How then to get out of this vicious cycle of increasingly zero-sum politics (whether or not you agree with Chua's premise that it is primarily political tribes that have gotten us into this mess)? Chua does not explicitly conclude Political Tribes with a concrete answer to this question. Admittedly, I was disappointed by a lack of specialization after such an insightful (yet somewhat uncomfortable) analysis into the failings of both sides, in which she answers that we have to find a new American Dream that acknowledges the historical failings of the United States while keeping us all striving towards the ultimate ideal of a "promise of freedom and hope for every individual" (Chua, 2018, p. 264). Nevertheless, I did see her overall point in this deliberate lack of specificity in that we must all work to make our collective identity and the American Dream more inclusive and egalitarian in order to restore faith and efficiency in the democratic process.

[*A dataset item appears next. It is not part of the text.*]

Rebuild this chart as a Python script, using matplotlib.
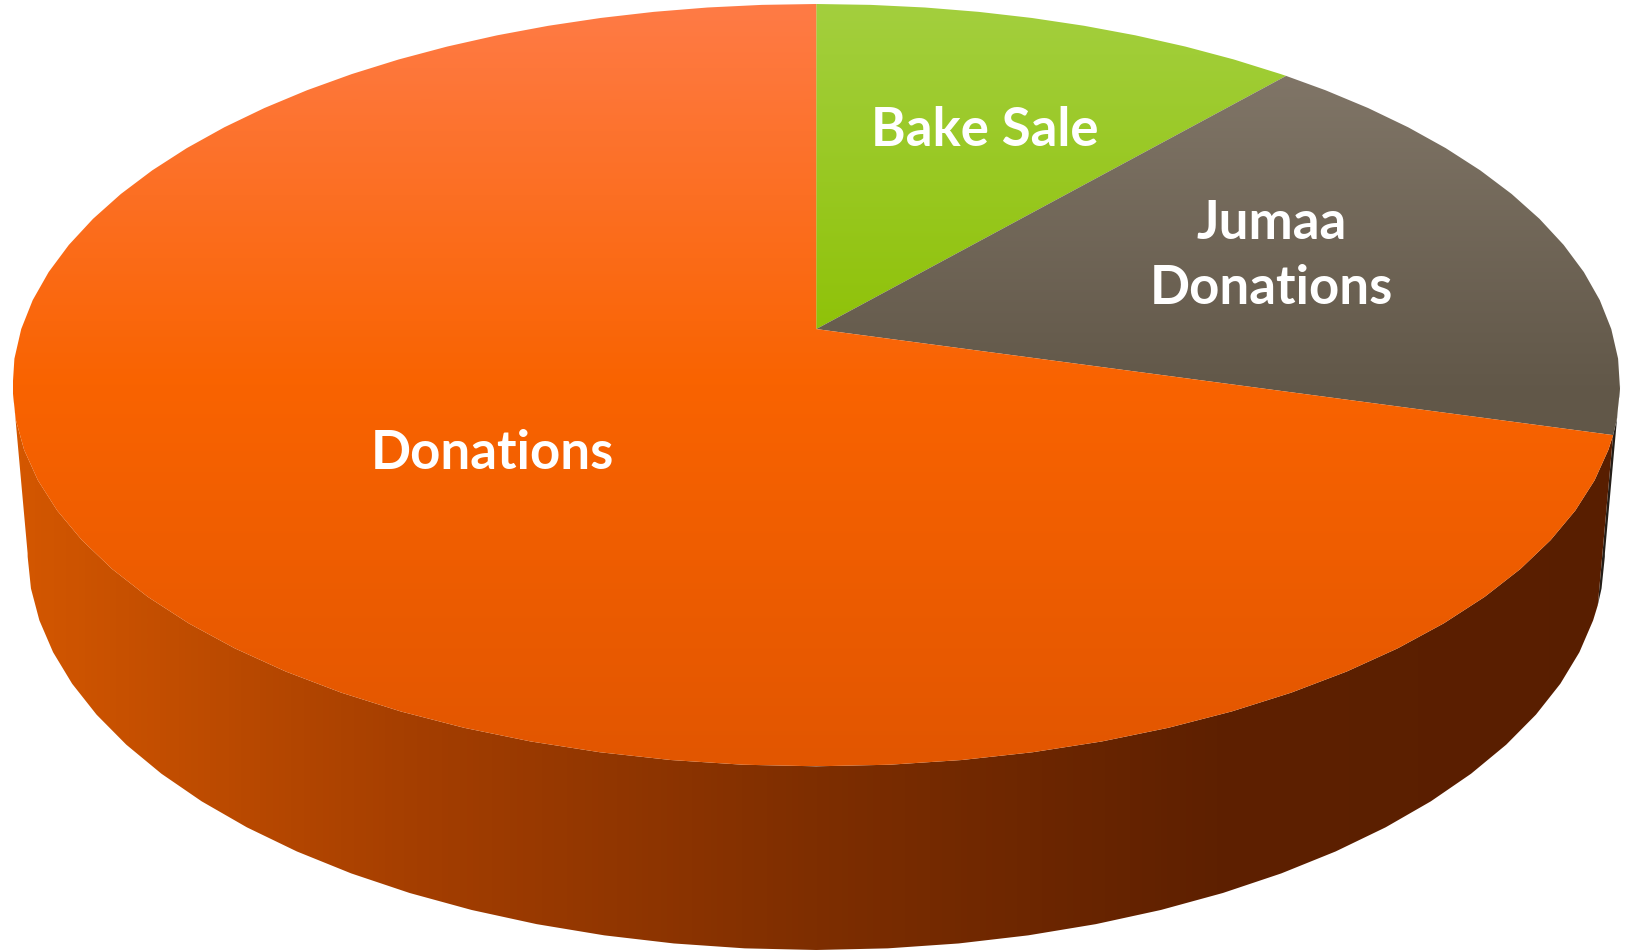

Essentially, this process of redefinition as our nation gets increasingly diverse will take a lot of work. While I am not as optimistic as Chua in our chances of successfully bridging the divides (I am probably not alone in that), that does not mean we should not continue to strive towards achievement of the ideals of equality and freedom our country was founded upon.


Works Cited:

Chua, Amy. (2018). Political Tribes: Group Instinct and the Fate of Nations. New York: Penguin Random House LLC.